Valdimir começa a experimentar a “liberdade” americana. Ao seu redor, facilitando-lhe a integração e formando uma inicial comunidade de pertencimento, estão Lionel — que o acolhe em casa —, Lucia e o advogado Orlando Ramirez (Rey) encarregado de lhe regularizar a situação nos EUA. Formam um trio de expatriados. Dão muito duro para ter direito a algumas migalhas do sonho americano. Lionel, negro apartado das raízes africanas é — à semelhança de Vladimir em Moscou — obrigado a se estreitar num minúsculo apartamento com todos os seus. Lucia — com quem Vladimir viverá conturbada relação amorosa — tenta esquecer a Itália natal enquanto luta para se adaptar à nova terra com a numerosa família. Ramirez é cubano foragido. Porém, os membros do trio de apoio estão, de certa maneira, relacionados a semelhantes culturais. Assim, podem se adaptar e sobreviver da melhor forma. Com o russo a situação é dolorosamente complicada.

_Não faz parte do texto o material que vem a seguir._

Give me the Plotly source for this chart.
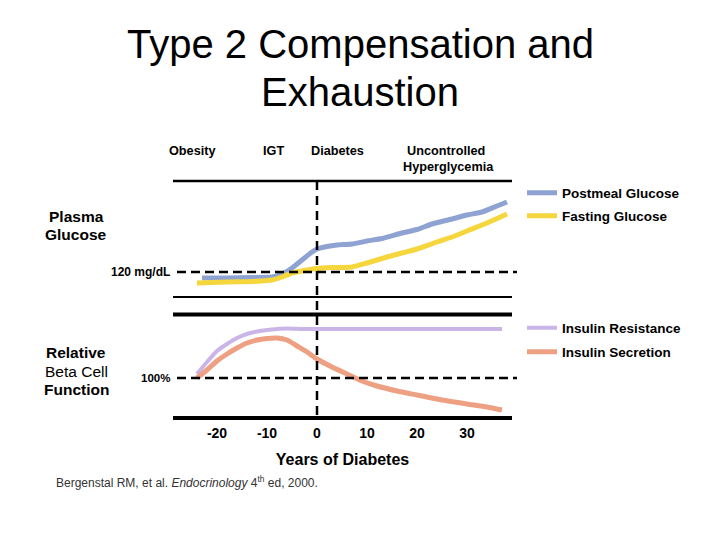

Está cultural e familiarmente só, sem a mínima possibilidade de remediar a situação.


Lucia Lombardo (Maria Conchita Alonso) e Vladimir Ivanoff  (Robin Williams)

Lionel Witherspoon (Cleavant Derricks) e Wladimir Ivanoff (Robin Williams)

  
Sobra ao expatriado Vladimir a desconfortável sensação de abandono e vazio existencial. Somado a isso está a obrigação da adaptação ao novo sistema. Verá que o sonho americano não é tão rosa como parecia. Nova York é uma maçã amarga, abrigo de desterrados de todas as partes. Como ele, pretendem recriar um novo lugar, mas estão obrigados a não pertencer a parte alguma. Percebe também que a tão sonhada liberdade exige muito trabalho, nem sempre aquele ao qual se está vocacionado, mas os permitidos pela oportunidade. A paixão pela música cede lugar, por imposição da necessidade, ao vendedor de cachorro-quente, atendente de balcão de fast food e motorista em firma de aluguel de limusines. Quando consegue executar o saxofone ao lado de renomado jazzista, percebe o quanto precisa se dedicar ao instrumento. Ensaiar não é fácil, ainda mais em casa, com os ouvidos de tantos vizinhos pouco compreensivos ao redor.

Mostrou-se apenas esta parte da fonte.